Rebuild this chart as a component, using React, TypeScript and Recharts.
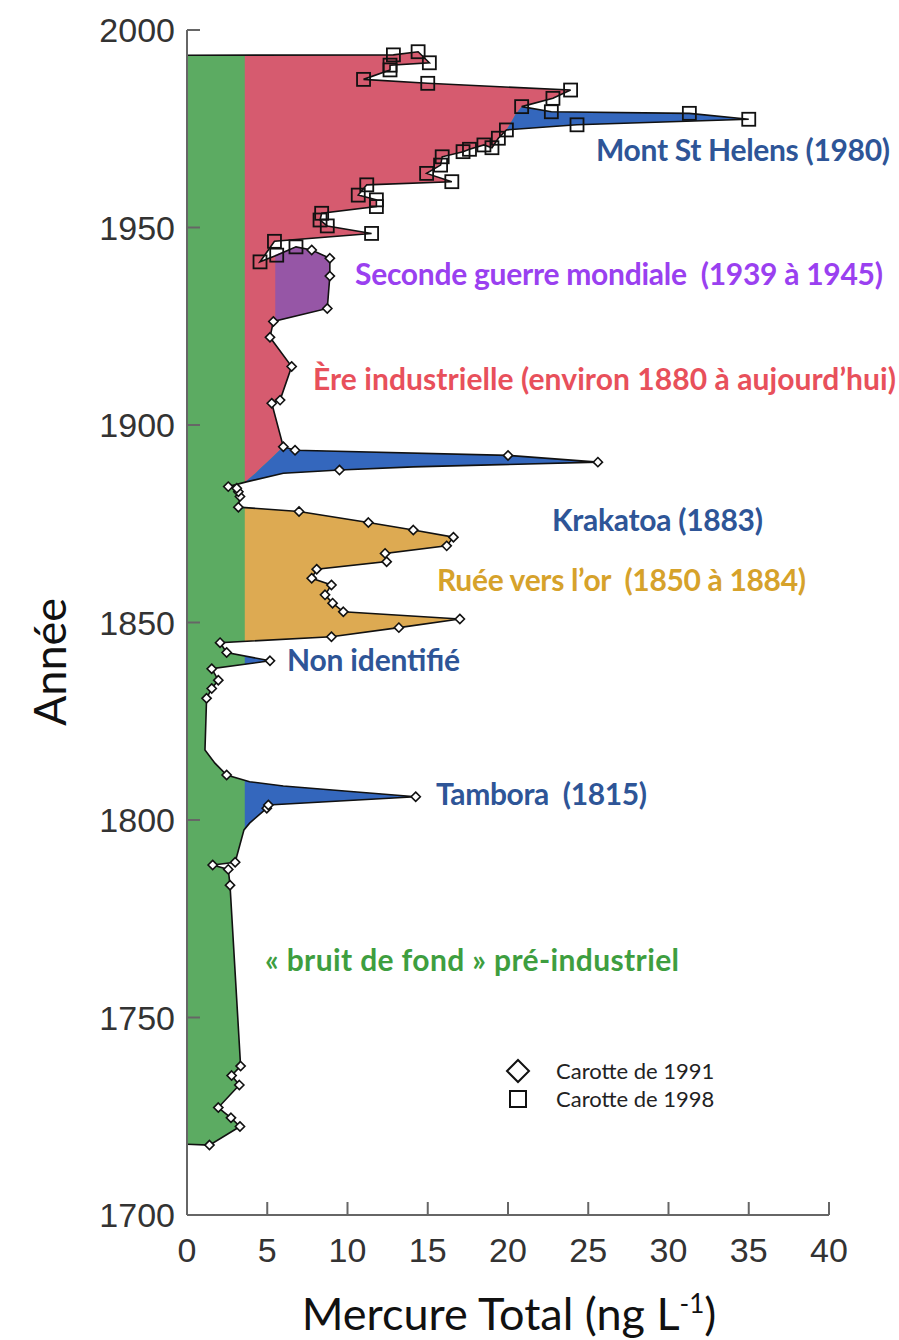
□ □ □ □ □ □ □
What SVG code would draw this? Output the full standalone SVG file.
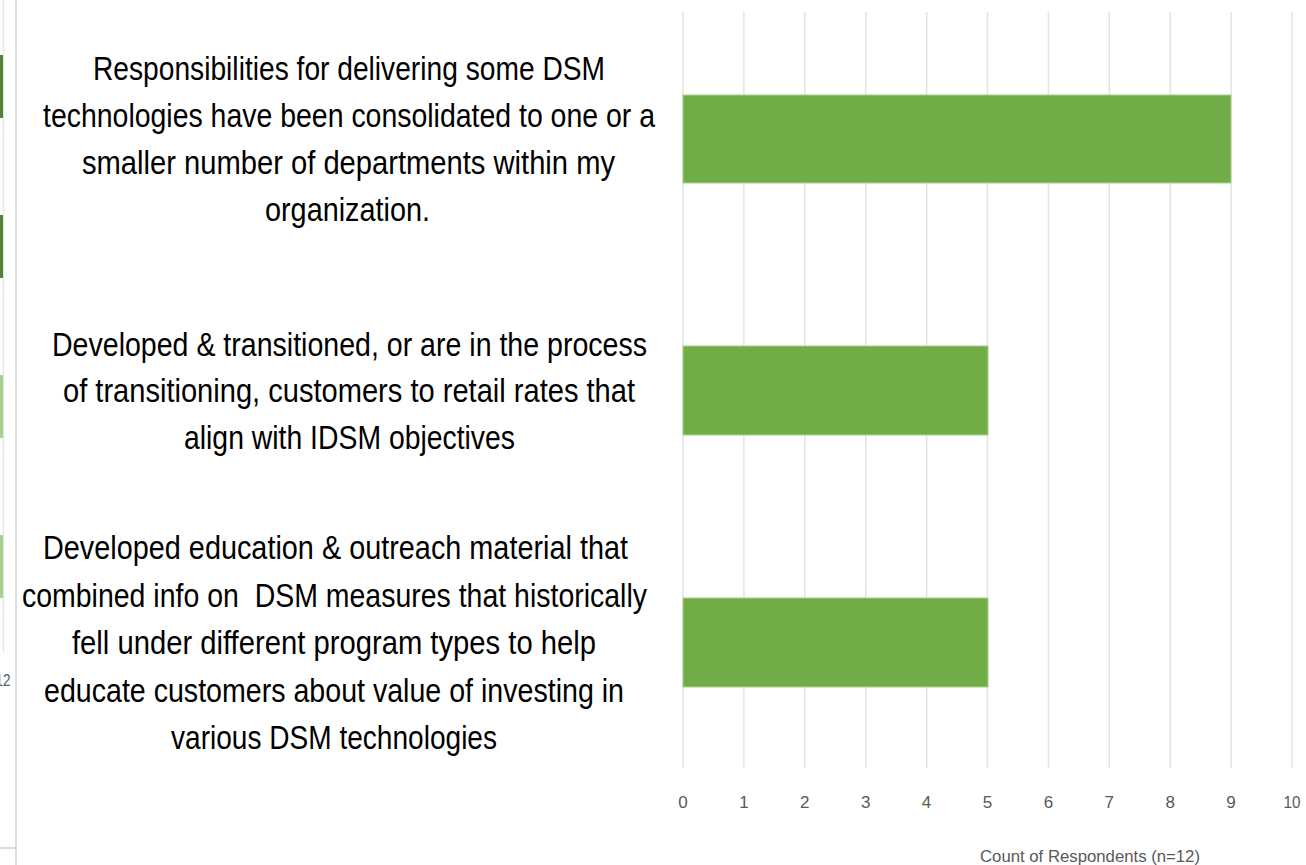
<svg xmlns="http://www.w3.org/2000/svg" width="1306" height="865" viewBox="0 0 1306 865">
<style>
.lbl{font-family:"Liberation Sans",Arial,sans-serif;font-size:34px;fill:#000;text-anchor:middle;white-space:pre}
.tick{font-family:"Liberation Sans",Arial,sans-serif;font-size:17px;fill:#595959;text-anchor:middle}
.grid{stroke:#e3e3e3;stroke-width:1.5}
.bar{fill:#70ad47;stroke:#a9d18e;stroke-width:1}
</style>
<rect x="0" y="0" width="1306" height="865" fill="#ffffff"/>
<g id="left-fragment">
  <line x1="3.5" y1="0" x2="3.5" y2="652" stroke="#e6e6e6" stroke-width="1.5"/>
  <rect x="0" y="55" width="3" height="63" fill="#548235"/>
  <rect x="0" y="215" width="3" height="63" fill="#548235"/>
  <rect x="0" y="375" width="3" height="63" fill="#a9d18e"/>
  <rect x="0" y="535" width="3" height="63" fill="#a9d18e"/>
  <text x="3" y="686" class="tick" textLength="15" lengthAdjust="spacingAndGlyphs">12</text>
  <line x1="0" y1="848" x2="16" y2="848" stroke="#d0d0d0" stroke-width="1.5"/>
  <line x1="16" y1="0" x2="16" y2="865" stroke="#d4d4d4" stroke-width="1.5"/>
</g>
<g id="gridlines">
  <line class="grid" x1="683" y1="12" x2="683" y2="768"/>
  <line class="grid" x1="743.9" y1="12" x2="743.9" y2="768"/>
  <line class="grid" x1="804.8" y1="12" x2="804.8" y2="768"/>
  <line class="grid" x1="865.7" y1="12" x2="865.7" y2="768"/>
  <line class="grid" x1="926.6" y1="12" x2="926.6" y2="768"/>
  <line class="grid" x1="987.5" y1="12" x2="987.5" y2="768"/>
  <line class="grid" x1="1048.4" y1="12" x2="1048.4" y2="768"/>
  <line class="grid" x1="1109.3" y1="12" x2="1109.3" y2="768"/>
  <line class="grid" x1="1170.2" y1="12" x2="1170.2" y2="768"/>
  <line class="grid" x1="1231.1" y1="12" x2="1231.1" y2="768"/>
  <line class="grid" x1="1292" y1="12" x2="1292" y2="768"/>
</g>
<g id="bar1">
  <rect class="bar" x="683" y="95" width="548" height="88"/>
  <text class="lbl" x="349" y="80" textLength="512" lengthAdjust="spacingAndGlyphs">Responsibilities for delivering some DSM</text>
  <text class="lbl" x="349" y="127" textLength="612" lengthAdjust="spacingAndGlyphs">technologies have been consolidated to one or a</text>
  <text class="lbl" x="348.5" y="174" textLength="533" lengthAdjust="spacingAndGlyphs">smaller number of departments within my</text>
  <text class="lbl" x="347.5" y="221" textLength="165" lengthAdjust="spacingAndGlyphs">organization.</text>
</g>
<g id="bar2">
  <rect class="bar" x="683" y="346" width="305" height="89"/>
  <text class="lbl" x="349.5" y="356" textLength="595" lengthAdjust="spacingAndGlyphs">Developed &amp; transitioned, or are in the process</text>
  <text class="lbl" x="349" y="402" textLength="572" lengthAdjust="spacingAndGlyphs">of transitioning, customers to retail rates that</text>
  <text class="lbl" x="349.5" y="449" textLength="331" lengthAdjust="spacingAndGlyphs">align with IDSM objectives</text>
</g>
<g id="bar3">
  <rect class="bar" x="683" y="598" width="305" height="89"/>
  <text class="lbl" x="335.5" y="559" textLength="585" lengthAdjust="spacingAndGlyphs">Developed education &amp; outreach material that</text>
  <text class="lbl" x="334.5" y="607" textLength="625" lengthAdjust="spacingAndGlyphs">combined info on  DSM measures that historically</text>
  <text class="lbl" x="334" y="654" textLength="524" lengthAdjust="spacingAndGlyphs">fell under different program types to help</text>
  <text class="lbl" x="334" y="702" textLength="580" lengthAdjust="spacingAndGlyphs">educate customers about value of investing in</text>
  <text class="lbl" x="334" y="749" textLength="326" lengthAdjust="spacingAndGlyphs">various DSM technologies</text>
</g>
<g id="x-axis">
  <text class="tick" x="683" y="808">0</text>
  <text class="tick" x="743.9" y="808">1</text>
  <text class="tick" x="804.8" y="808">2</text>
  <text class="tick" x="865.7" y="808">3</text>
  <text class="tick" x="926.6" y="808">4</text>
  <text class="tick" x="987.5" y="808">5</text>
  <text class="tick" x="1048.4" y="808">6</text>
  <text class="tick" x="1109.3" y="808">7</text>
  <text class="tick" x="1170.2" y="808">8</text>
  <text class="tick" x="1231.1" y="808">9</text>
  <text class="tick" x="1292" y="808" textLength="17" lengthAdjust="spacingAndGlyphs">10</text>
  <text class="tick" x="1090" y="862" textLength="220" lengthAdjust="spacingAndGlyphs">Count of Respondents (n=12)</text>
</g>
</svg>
□ □ □ □ □ □ □
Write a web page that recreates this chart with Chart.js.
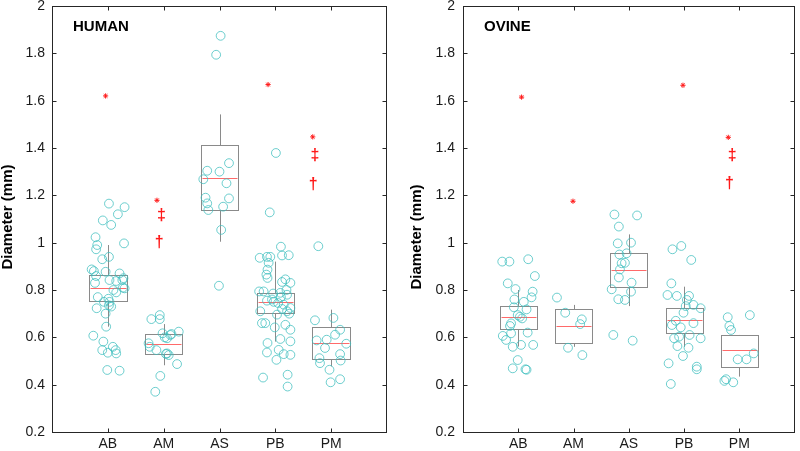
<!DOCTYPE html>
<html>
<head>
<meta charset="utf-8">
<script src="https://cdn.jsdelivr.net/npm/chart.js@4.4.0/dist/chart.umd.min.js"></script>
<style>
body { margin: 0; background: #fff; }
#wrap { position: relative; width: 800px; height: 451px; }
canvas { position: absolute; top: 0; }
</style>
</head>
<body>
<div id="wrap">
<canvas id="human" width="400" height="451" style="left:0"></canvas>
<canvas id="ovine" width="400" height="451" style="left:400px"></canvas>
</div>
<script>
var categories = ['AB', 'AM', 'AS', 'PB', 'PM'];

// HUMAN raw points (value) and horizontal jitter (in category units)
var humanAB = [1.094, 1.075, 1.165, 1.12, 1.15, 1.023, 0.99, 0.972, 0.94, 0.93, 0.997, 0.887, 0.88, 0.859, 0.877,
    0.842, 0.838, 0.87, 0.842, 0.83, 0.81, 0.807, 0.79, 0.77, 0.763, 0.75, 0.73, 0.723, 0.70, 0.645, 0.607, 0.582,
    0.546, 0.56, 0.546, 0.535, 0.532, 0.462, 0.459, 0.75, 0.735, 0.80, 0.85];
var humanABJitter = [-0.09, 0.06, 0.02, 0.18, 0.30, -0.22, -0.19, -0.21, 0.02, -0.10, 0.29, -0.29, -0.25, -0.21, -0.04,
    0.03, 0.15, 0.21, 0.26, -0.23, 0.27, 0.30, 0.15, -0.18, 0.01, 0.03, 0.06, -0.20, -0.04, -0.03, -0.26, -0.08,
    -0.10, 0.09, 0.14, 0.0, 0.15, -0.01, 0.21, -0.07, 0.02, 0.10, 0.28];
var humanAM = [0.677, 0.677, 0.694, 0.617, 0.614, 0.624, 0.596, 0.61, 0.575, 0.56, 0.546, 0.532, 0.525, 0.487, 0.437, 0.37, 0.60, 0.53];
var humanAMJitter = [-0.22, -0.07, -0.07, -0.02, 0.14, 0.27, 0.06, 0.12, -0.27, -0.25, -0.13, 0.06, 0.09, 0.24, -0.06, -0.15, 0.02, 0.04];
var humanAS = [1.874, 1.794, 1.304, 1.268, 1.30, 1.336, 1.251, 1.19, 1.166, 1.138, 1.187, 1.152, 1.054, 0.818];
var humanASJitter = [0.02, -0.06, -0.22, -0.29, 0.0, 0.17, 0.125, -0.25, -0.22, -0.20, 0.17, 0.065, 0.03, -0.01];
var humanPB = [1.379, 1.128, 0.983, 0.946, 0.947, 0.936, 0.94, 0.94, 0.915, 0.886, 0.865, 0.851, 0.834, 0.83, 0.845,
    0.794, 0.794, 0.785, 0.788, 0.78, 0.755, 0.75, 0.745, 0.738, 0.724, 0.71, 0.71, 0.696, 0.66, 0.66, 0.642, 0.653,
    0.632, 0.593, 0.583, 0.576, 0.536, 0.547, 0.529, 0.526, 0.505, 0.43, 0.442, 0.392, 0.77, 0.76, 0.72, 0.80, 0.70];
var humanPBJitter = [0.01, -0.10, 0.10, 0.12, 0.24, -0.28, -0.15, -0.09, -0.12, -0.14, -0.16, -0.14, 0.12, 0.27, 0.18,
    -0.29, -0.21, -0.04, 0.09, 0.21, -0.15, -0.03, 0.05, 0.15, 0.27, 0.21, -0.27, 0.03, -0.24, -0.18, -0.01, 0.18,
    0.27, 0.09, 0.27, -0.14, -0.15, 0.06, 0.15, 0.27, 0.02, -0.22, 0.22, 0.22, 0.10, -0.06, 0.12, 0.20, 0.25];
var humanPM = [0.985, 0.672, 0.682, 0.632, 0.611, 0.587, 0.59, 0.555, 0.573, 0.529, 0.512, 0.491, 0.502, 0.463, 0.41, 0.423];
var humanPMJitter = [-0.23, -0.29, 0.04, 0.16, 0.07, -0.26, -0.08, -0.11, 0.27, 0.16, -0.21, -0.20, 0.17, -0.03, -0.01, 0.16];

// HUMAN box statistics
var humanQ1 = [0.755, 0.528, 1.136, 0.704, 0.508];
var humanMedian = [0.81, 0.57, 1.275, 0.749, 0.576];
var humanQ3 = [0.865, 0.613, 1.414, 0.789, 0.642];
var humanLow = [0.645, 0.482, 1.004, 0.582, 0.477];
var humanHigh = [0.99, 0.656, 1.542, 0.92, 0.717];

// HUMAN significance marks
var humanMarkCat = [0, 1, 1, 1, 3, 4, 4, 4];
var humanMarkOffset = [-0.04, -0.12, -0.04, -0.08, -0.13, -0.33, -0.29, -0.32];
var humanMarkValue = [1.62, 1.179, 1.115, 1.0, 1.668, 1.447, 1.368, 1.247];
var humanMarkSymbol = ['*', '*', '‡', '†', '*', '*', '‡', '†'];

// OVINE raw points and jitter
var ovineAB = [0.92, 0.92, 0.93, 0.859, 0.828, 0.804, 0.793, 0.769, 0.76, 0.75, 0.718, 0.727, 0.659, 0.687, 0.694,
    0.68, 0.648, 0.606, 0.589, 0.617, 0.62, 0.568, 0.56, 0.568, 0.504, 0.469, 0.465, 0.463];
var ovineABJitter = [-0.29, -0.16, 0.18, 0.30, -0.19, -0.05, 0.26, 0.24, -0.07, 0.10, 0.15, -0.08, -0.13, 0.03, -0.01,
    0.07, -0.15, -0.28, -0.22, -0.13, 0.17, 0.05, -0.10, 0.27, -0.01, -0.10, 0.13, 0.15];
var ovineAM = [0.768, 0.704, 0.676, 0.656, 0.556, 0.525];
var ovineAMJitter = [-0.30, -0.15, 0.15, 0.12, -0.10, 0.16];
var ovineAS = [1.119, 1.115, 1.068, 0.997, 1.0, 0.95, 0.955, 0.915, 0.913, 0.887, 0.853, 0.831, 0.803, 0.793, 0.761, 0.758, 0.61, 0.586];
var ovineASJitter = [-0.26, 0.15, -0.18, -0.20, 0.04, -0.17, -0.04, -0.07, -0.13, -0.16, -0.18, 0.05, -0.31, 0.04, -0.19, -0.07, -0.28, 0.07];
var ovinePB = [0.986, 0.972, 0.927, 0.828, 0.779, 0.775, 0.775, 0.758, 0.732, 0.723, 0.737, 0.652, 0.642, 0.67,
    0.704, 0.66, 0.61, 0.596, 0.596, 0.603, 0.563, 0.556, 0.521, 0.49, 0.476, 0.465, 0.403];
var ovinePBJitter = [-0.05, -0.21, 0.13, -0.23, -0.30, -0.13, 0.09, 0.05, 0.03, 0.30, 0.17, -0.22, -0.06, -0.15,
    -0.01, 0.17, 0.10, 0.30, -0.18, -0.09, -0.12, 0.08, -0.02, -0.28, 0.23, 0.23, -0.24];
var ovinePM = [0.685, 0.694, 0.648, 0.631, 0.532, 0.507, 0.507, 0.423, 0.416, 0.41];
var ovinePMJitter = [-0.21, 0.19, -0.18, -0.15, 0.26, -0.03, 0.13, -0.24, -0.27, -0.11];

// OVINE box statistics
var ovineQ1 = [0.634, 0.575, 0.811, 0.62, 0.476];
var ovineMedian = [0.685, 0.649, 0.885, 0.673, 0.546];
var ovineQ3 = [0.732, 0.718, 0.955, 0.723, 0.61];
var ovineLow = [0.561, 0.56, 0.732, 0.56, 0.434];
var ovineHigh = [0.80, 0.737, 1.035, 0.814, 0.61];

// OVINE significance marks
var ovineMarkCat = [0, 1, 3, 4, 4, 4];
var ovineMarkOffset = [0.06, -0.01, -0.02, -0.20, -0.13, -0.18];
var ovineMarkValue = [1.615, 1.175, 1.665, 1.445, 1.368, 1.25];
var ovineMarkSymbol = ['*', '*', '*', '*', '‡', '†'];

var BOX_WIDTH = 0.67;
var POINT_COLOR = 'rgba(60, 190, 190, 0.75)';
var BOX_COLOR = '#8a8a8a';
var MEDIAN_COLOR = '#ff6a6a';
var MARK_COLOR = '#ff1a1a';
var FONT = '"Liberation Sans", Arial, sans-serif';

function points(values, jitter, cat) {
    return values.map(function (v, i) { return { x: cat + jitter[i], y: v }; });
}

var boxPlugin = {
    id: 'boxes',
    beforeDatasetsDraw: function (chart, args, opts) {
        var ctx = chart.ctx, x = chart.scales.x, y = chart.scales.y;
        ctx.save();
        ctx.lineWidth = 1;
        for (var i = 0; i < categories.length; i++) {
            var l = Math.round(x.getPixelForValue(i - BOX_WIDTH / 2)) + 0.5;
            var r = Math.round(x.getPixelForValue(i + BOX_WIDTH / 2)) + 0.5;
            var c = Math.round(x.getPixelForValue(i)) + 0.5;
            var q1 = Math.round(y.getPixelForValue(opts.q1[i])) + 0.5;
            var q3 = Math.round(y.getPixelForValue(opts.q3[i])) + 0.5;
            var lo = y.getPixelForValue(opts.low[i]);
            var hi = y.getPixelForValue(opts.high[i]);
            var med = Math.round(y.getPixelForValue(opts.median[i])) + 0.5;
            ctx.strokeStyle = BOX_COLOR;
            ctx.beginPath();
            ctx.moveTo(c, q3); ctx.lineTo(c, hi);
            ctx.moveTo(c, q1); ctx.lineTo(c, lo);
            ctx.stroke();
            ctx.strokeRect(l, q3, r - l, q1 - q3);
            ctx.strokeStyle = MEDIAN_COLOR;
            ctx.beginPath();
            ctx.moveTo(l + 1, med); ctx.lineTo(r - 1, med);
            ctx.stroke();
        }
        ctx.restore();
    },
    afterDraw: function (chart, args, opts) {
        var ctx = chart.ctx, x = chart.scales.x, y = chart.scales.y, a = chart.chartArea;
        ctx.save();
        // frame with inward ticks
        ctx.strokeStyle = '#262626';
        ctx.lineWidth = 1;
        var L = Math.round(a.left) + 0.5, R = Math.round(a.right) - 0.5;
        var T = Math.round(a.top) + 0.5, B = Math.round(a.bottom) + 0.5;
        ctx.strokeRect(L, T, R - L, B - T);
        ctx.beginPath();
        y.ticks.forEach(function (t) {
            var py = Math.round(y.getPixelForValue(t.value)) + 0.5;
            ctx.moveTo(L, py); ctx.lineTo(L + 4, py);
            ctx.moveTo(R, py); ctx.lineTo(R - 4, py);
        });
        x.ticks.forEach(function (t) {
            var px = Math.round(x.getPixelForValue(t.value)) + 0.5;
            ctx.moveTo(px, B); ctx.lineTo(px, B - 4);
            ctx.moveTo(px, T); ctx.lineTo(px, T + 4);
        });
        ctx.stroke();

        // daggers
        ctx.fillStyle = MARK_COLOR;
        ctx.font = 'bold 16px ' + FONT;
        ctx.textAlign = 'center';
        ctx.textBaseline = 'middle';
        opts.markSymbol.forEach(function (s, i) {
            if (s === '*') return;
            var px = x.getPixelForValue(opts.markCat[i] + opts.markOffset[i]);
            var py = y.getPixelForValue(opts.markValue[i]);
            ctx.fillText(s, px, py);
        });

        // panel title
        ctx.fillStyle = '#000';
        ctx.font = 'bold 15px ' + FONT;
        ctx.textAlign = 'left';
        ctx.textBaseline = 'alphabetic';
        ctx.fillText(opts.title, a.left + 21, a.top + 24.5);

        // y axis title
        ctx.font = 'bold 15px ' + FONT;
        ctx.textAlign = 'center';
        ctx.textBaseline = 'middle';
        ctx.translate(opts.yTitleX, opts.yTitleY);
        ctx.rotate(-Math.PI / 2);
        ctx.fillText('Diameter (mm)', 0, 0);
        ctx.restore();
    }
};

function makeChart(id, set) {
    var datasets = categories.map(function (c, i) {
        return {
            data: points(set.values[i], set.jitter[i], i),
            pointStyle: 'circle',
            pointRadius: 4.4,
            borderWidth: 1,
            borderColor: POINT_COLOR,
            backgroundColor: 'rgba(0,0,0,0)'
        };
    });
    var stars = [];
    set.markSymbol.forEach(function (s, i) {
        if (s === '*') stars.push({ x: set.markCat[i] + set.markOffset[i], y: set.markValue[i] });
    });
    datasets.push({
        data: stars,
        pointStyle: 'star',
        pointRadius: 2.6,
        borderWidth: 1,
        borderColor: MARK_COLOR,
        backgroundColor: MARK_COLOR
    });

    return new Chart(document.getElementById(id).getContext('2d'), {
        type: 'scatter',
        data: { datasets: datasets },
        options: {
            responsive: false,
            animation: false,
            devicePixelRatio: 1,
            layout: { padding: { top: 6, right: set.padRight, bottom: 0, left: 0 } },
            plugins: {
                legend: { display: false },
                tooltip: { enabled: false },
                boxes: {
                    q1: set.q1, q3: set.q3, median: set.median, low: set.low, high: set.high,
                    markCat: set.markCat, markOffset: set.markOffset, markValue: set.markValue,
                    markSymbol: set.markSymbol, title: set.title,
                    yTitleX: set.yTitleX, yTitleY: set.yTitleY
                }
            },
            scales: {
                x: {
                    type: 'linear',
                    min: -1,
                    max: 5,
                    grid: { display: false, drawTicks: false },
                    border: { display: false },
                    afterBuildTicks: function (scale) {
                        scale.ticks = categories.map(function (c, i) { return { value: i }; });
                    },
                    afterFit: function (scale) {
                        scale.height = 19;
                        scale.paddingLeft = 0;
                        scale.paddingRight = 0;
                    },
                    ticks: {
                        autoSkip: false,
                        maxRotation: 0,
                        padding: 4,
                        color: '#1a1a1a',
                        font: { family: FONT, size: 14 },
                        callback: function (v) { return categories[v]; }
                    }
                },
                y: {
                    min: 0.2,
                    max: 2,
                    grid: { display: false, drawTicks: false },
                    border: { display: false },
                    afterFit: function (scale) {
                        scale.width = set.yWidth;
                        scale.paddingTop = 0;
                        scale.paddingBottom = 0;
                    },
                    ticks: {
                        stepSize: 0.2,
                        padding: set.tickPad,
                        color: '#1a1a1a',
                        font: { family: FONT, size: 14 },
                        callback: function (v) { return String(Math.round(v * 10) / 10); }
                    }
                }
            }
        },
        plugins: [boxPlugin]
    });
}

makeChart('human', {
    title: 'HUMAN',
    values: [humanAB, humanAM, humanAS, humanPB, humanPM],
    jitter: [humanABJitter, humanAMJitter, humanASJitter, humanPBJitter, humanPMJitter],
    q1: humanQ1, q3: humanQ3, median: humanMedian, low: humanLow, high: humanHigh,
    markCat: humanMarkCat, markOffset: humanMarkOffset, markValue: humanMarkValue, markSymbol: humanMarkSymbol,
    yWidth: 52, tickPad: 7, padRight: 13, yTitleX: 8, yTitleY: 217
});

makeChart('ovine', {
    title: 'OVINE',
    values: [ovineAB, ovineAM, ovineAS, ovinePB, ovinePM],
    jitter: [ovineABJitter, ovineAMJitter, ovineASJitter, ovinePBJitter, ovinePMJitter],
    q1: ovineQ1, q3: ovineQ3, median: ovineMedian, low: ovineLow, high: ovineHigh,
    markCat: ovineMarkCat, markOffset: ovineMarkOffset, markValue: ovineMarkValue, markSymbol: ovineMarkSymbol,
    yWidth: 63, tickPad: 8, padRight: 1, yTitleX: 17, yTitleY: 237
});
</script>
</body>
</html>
□ □ □ □ □ □ □
> [EXERCISE AIM]: Reproduce exactly the lines above starting at the line containing "Write a web" and ending at the line containing "var categories = ['AB', 'AM', 'AS', 'PB', 'PM'];", including both, but not the pictures.

> [REPLY TO THE TASK]:
Write a web page that recreates this chart with Chart.js.
<!DOCTYPE html>
<html>
<head>
<meta charset="utf-8">
<script src="https://cdn.jsdelivr.net/npm/chart.js@4.4.0/dist/chart.umd.min.js"></script>
<style>
body { margin: 0; background: #fff; }
#wrap { position: relative; width: 800px; height: 451px; }
canvas { position: absolute; top: 0; }
</style>
</head>
<body>
<div id="wrap">
<canvas id="human" width="400" height="451" style="left:0"></canvas>
<canvas id="ovine" width="400" height="451" style="left:400px"></canvas>
</div>
<script>
var categories = ['AB', 'AM', 'AS', 'PB', 'PM'];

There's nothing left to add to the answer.